**Exercise:** Each line from the start of the entries through the line that contains "import plotly.graph_objects as go" should be output exactly, please.

##############################

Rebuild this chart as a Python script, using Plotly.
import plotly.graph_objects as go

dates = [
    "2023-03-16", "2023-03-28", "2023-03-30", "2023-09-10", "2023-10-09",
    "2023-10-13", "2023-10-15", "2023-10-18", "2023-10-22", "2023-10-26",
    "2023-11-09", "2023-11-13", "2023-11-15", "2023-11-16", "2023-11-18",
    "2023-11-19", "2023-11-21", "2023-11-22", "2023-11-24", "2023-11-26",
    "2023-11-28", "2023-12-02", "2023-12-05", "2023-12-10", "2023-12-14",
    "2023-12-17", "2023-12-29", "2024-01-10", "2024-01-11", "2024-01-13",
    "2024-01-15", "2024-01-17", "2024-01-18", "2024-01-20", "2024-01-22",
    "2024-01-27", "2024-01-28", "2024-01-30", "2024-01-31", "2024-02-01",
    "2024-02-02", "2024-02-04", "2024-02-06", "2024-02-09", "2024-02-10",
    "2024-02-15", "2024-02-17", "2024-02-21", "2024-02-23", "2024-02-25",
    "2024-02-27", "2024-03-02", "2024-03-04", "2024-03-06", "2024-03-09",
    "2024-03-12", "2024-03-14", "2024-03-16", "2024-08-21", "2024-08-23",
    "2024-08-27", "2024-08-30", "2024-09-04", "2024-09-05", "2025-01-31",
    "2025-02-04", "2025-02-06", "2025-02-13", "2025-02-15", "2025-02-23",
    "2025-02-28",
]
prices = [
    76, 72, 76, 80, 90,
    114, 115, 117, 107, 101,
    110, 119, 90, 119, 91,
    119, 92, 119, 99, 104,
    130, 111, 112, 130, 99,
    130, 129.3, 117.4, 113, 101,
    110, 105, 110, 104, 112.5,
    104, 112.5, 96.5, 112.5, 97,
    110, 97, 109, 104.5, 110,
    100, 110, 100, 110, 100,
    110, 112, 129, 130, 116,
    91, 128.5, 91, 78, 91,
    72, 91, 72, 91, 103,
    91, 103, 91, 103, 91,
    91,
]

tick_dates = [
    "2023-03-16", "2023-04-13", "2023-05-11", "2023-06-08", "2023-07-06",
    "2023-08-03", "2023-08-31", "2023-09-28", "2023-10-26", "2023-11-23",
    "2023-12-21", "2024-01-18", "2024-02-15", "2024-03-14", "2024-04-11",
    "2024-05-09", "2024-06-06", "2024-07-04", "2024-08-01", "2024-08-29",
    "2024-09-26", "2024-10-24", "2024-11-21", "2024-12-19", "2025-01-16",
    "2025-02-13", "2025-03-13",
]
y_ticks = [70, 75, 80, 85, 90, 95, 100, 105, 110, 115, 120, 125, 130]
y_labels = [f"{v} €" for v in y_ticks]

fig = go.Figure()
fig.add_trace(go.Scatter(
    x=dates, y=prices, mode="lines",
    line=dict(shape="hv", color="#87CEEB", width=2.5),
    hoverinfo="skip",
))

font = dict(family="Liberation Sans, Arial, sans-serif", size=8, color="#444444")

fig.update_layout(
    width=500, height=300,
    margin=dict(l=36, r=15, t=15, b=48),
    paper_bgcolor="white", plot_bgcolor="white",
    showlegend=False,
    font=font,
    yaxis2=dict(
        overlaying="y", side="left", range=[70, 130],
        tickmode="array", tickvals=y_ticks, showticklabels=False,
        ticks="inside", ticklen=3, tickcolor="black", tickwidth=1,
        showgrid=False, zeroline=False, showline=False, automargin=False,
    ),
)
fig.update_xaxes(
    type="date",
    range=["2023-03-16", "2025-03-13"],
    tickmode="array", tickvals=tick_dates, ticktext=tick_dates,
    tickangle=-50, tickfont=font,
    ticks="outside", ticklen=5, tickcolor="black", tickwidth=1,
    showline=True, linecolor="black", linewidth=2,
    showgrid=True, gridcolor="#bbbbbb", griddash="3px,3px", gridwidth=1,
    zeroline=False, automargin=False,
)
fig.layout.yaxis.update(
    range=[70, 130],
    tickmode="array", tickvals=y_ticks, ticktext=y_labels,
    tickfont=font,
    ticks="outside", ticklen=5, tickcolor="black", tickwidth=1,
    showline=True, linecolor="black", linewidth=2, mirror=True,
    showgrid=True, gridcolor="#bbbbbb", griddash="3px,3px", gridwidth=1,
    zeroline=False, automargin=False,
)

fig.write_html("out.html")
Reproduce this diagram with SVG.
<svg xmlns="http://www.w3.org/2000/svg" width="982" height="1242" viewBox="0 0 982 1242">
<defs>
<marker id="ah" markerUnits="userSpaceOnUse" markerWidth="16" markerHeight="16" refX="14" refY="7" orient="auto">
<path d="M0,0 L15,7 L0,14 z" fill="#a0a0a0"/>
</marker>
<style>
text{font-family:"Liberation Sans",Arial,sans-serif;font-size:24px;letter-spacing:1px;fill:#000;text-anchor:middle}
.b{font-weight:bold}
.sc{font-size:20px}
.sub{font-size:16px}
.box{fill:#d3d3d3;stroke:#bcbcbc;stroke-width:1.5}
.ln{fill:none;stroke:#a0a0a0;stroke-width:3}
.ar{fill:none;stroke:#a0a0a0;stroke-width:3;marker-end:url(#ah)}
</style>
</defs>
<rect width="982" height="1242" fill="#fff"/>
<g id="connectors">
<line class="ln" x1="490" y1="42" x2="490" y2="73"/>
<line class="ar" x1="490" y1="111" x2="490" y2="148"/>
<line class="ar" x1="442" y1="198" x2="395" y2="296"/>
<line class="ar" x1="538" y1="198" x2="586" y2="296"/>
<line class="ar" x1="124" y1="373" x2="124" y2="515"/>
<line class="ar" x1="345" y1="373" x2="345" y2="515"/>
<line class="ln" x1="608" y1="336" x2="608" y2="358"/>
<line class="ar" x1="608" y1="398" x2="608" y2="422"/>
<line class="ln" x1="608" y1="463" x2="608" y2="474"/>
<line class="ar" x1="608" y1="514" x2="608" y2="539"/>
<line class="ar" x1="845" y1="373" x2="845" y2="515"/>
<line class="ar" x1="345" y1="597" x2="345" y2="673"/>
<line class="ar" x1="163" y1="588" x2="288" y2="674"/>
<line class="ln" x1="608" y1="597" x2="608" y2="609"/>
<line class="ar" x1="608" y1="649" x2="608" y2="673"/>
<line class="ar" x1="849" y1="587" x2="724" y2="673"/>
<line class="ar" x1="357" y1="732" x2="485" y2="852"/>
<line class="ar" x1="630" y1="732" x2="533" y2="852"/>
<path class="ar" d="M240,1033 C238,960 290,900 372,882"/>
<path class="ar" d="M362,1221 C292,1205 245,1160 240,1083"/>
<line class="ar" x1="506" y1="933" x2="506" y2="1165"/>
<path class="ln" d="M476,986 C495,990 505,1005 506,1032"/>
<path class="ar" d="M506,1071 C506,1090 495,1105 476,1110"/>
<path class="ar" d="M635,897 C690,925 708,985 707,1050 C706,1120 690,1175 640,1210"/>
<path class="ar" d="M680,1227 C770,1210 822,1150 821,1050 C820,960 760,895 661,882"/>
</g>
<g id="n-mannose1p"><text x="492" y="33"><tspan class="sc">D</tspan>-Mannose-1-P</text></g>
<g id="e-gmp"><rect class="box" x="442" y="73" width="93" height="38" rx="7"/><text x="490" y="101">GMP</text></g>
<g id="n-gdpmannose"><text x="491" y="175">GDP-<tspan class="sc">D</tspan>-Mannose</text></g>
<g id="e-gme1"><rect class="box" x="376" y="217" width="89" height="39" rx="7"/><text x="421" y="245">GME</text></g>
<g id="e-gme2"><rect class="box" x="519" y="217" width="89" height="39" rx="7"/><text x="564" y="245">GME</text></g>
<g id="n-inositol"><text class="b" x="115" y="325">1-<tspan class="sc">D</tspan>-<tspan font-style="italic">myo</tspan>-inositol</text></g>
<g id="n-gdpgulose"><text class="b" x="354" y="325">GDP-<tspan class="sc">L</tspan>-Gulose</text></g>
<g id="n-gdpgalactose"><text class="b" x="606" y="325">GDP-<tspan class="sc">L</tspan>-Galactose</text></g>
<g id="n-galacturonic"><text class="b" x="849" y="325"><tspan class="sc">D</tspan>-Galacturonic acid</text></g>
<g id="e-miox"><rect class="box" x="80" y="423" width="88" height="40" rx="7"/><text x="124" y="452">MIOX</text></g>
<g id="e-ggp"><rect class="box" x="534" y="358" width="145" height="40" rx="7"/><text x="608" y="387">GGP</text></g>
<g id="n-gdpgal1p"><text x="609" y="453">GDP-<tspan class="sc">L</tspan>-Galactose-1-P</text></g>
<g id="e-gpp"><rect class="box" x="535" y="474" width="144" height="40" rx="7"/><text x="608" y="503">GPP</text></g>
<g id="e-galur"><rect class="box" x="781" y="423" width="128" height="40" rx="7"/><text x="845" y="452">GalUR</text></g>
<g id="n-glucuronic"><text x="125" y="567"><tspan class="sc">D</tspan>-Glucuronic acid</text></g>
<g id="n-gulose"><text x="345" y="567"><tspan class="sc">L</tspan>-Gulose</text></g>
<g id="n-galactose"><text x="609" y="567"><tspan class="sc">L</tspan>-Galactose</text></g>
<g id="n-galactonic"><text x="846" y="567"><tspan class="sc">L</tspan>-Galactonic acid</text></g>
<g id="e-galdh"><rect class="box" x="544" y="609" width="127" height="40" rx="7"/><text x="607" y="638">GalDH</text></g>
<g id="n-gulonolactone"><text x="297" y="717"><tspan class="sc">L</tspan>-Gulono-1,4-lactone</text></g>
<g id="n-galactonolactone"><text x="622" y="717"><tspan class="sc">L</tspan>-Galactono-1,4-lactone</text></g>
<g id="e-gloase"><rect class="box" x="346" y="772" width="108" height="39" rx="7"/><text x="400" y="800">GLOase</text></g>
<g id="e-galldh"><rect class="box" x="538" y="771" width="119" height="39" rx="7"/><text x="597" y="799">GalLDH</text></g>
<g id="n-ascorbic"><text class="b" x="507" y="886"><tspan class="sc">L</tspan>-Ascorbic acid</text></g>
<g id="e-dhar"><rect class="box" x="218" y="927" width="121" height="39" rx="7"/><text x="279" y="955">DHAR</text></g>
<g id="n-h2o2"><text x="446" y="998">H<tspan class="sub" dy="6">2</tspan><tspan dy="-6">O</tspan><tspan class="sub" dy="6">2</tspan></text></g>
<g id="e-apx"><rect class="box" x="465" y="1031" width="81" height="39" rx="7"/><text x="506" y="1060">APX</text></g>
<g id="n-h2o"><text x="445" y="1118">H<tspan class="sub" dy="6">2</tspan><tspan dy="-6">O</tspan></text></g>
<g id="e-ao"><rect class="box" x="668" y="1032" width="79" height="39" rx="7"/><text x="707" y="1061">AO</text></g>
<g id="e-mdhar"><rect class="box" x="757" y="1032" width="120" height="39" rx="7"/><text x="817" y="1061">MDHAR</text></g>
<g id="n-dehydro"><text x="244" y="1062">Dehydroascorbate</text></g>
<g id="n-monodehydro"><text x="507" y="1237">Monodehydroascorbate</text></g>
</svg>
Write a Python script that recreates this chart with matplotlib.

##############################

**Problem solution:**
Rebuild this chart as a Python script, using Plotly.
import plotly.graph_objects as go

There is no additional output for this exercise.